Starting at the top of the listing, extract every line up to and including the one with "1.0, 1.0, 6.2];". Pictures stay out of the copy.

**Given material**
------------------------------------
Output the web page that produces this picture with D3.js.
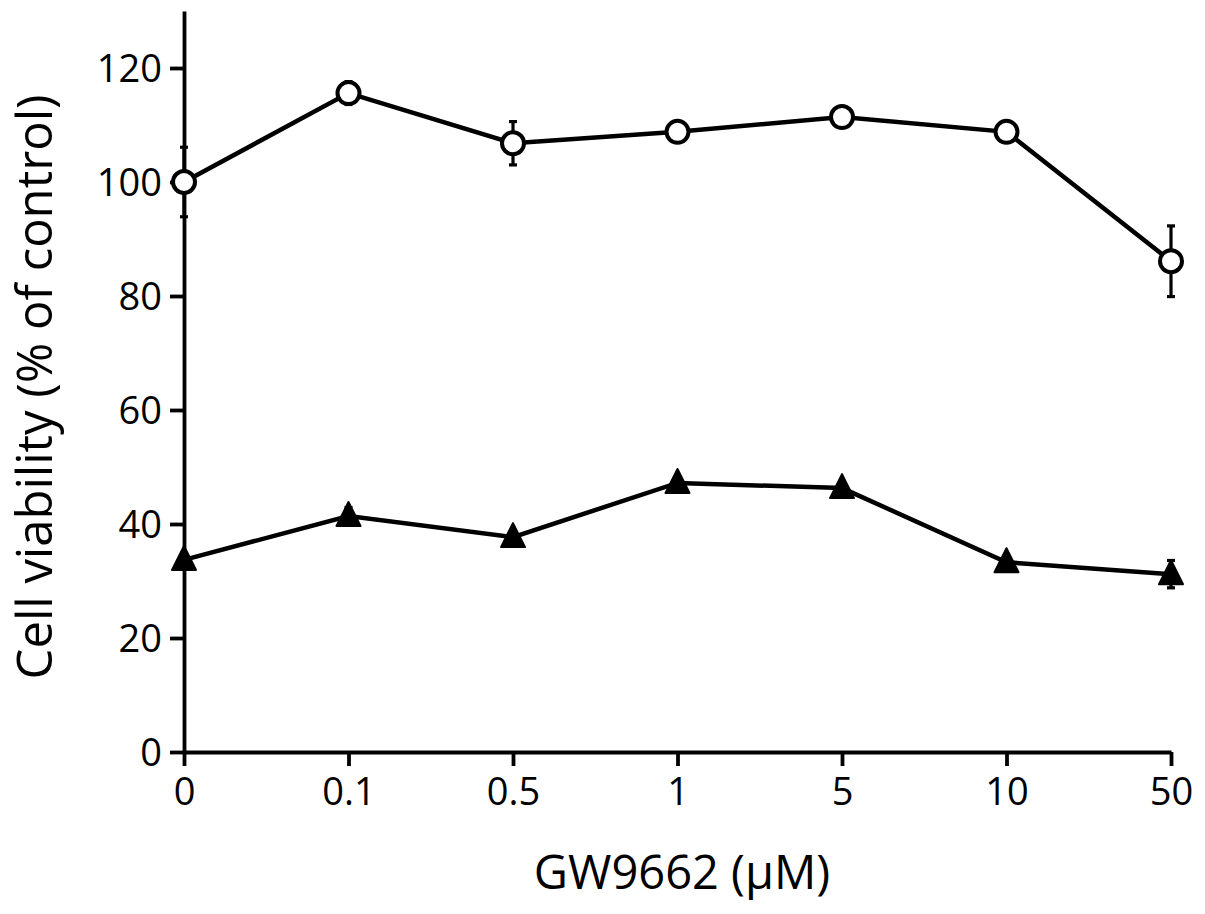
<!DOCTYPE html>
<html>
<head>
<meta charset="utf-8">
<script src="https://d3js.org/d3.v7.min.js"></script>
<style>
  body { margin: 0; background: #fff; }
  svg { display: block; }
  text { font-family: "Open Sans", sans-serif; fill: #000; }
</style>
</head>
<body>
<div id="graph"></div>
<script>
// GW9662 dose (uM) - shown as evenly spaced categories
var doses = ["0", "0.1", "0.5", "1", "5", "10", "50"];

// open circles
var circleMean = [100, 115.6, 106.8, 108.8, 111.4, 108.8, 86.1];
var circleErr  = [6.1, 2.0, 3.8, 1.0, 1.0, 1.0, 6.2];

// filled triangles
var triMean = [33.7, 41.4, 37.7, 47.2, 46.3, 33.3, 31.2];
var triErr  = [1.0, 1.5, 1.0, 1.0, 1.0, 1.0, 2.4];

var yTicks = [0, 20, 40, 60, 80, 100, 120];

const fullwidth = 1205;
const fullheight = 914;

var svg = d3.select("#graph").append("svg")
  .attr("width", fullwidth)
  .attr("height", fullheight);

var xScale = d3.scalePoint()
  .domain(doses)
  .range([184, 1171]);

var yScale = d3.scaleLinear()
  .domain([0, 130])
  .range([752, 11]);

var yAxis = d3.axisLeft(yScale)
  .tickValues(yTicks)
  .tickSize(14)
  .tickSizeOuter(0)
  .tickPadding(8);

var xAxis = d3.axisBottom(xScale)
  .tickSize(14)
  .tickSizeOuter(0)
  .tickPadding(6);

var gy = svg.append("g")
  .attr("transform", "translate(184,0)")
  .call(yAxis);

var gx = svg.append("g")
  .attr("transform", "translate(0,752)")
  .call(xAxis);

[gx, gy].forEach(function(g) {
  g.selectAll("path, line").attr("stroke", "#000").attr("stroke-width", 3.8);
  g.selectAll("text").style("font-size", "38px").attr("fill", "#000");
});
gy.selectAll("text").attr("dy", "0.36em");
gx.selectAll("text").attr("dy", "0.88em");

// axis titles
svg.append("text")
  .attr("x", 682)
  .attr("y", 889)
  .attr("text-anchor", "middle")
  .style("font-size", "47px")
  .text("GW9662 (\u03BCM)");

svg.append("text")
  .attr("transform", "translate(52,387) rotate(-90)")
  .attr("text-anchor", "middle")
  .style("font-size", "49px")
  .text("Cell viability (% of control)");

var line = d3.line()
  .x(function(d, i) { return xScale(doses[i]); })
  .y(function(d) { return yScale(d); });

function drawSeries(mean, err, shape) {
  var g = svg.append("g");
  // error bars
  var eb = g.selectAll(".err").data(mean).enter().append("g")
    .attr("stroke", "#000").attr("stroke-width", 3.2);
  eb.append("line")
    .attr("x1", (d, i) => xScale(doses[i]))
    .attr("x2", (d, i) => xScale(doses[i]))
    .attr("y1", (d, i) => yScale(d + err[i]))
    .attr("y2", (d, i) => yScale(d - err[i]));
  eb.append("line")
    .attr("x1", (d, i) => xScale(doses[i]) - 4)
    .attr("x2", (d, i) => xScale(doses[i]) + 4)
    .attr("y1", (d, i) => yScale(d + err[i]))
    .attr("y2", (d, i) => yScale(d + err[i]));
  eb.append("line")
    .attr("x1", (d, i) => xScale(doses[i]) - 4)
    .attr("x2", (d, i) => xScale(doses[i]) + 4)
    .attr("y1", (d, i) => yScale(d - err[i]))
    .attr("y2", (d, i) => yScale(d - err[i]));

  g.append("path")
    .datum(mean)
    .attr("d", line)
    .attr("fill", "none")
    .attr("stroke", "#000")
    .attr("stroke-width", 4.5);

  if (shape == "circle") {
    g.selectAll(".dot").data(mean).enter().append("circle")
      .attr("cx", (d, i) => xScale(doses[i]))
      .attr("cy", d => yScale(d))
      .attr("r", 11)
      .attr("fill", "#fff")
      .attr("stroke", "#000")
      .attr("stroke-width", 4);
  } else {
    g.selectAll(".tri").data(mean).enter().append("path")
      .attr("d", "M0,-14 L12,10 L-12,10 Z")
      .attr("transform", (d, i) => "translate(" + xScale(doses[i]) + "," + yScale(d) + ")")
      .attr("fill", "#000")
      .attr("stroke", "#000")
      .attr("stroke-width", 2)
      .attr("stroke-linejoin", "round");
  }
}

drawSeries(circleMean, circleErr, "circle");
drawSeries(triMean, triErr, "triangle");
</script>
</body>
</html>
------------------------------------
**The response**
Output the web page that produces this picture with D3.js.
<!DOCTYPE html>
<html>
<head>
<meta charset="utf-8">
<script src="https://d3js.org/d3.v7.min.js"></script>
<style>
  body { margin: 0; background: #fff; }
  svg { display: block; }
  text { font-family: "Open Sans", sans-serif; fill: #000; }
</style>
</head>
<body>
<div id="graph"></div>
<script>
// GW9662 dose (uM) - shown as evenly spaced categories
var doses = ["0", "0.1", "0.5", "1", "5", "10", "50"];

// open circles
var circleMean = [100, 115.6, 106.8, 108.8, 111.4, 108.8, 86.1];
var circleErr  = [6.1, 2.0, 3.8, 1.0, 1.0, 1.0, 6.2];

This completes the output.